When applied to risk estimation or nested expectations, numerically optimal performance is reached for bias and statistical error $O(\varepsilon)$ , with the global cost minimized by allocating more effort to coarser levels (where simulation is cheap) and fewer (but higher-accuracy) iterations at the finest levels (Crépey et al., 2024).

5. Representative Case Studies and Numerical Performance

Published empirical studies consistently demonstrate the efficacy of MLSA schemes relative to single-level and nested approaches:

In VaR/ES estimation for financial derivatives, MLSA is 10–100× faster than standard nested SA, achieving $O(\varepsilon^{-2-\delta})$ for VaR and $O(\varepsilon^{-2}|\log\varepsilon|^2)$ for ES (Crépey et al., 2023).
Adaptive multilevel strategies that dynamically allocate inner simulation effort recover the optimal $O(\varepsilon^{-2})$ complexity for VaR despite indicator discontinuity, with CPU–RMSE slopes matching theory (Crépey et al., 2024).
For PDE-constrained optimization, multilevel stochastic gradient descent exhibits linear reduction in objective residual, compared to sublinear rates for mini-batch SGD, giving superior scaling with computational resources (Baumgarten et al., 3 Jun 2025).
MLMC-based gradient estimators in MCMC-accelerated learning/evidence maximization offer $O(n^{-1/2}\log n)$ error decay with $\log n$ cost per iteration, compared to $O(n^{-1/2})$ with $O(n)$ cost in traditional approaches (Godichon-Baggioni et al., 30 Jan 2026).

6. Limitations, Extensions, and Outlook

MLSA theory relies on:

Existence of contractive (strongly monotone) roots for the functional equations, or strong convexity in optimization (Dereich et al., 2015, Dereich, 2019).
Variance/bias decay in the hierarchy matching or surpassing the rate at which simulation costs increase.
Construction of efficient coupling between levels to control the variance of differences.

Current limitations include increased complexity for discontinuous functionals unless adaptivity is used (Crépey et al., 2024), and the requirement for local smoothness or contractivity in the underlying optimization landscape.
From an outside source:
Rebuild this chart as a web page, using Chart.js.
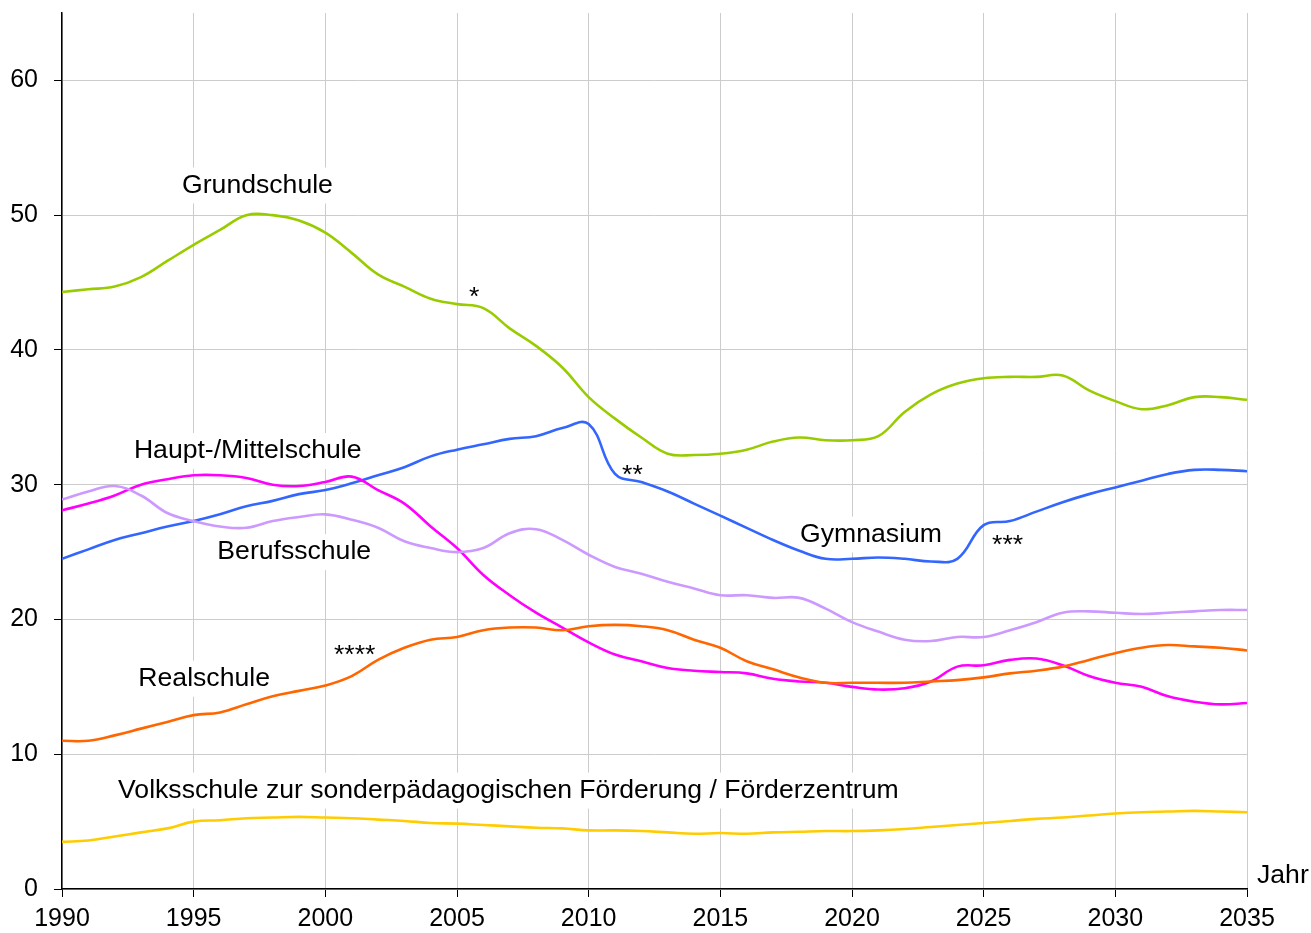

Recent work establishes tight upper bounds on the CLT asymptotic variance in multilevel Markovian settings, providing systematic tuning rules for simulation parameters (Jasra et al., 9 Apr 2025).

Active research extends MLSA to:

Dynamic adaptation of levels and budgets based on a posteriori error and variance estimates (Crépey et al., 2024, Marini et al., 2024).
Hilbert and Banach space–valued problems, e.g., stochastic PDEs and infinite-dimensional inverse problems (Dereich et al., 2015, Bespalov et al., 2020, Crowder et al., 2018, Bespalov et al., 2022).
Tight integration with advanced stochastic iterative methods (Adam, AMSGrad, Quasi–Newton, etc.) using hierarchical multilevel gradients (Godichon-Baggioni et al., 30 Jan 2026).

7. Tabular Summary: Complexity and Error Properties

Algorithmic Setting	Error vs. Cost Scaling	Canonical Reference
Standard SA (single-level)	$O(n^{-1/2})$ error, $O(\varepsilon^{-2})$ cost	(Dereich et al., 2015)
Nested SA (VaR, ES)	$O(\varepsilon^{-3})$	(Crépey et al., 2023)
MLSA (smooth functional, optimal coupling)	$O(\varepsilon^{-2}) \ (\mathrm{VaR})$	(Dereich et al., 2015, Crépey et al., 2023, Dereich, 2019)
MLSA (indicator function, nonadaptive)	$O(\varepsilon^{-5/2}) \ (\mathrm{VaR})$	(Crépey et al., 2023)
Adaptive MLSA for VaR	$O(\varepsilon^{-2}\|\log\varepsilon\|^{5/2})$	(Crépey et al., 2024)
Polyak–Ruppert Averaging (MLSA)	$O(\varepsilon^{-5/2})$ , improved robustness	(Crépey et al., 2023)

In summary, multilevel stochastic approximation integrates stochastic approximation methodology with multilevel telescoping variance reduction, yielding fundamentally improved computational efficiency in simulation-driven, high-dimensional, and multiscale stochastic numerical analysis. The theoretical foundation is complemented by robust practical algorithms spanning applications in uncertainty quantification, risk management, computational finance, PDEs, and large-scale statistical learning.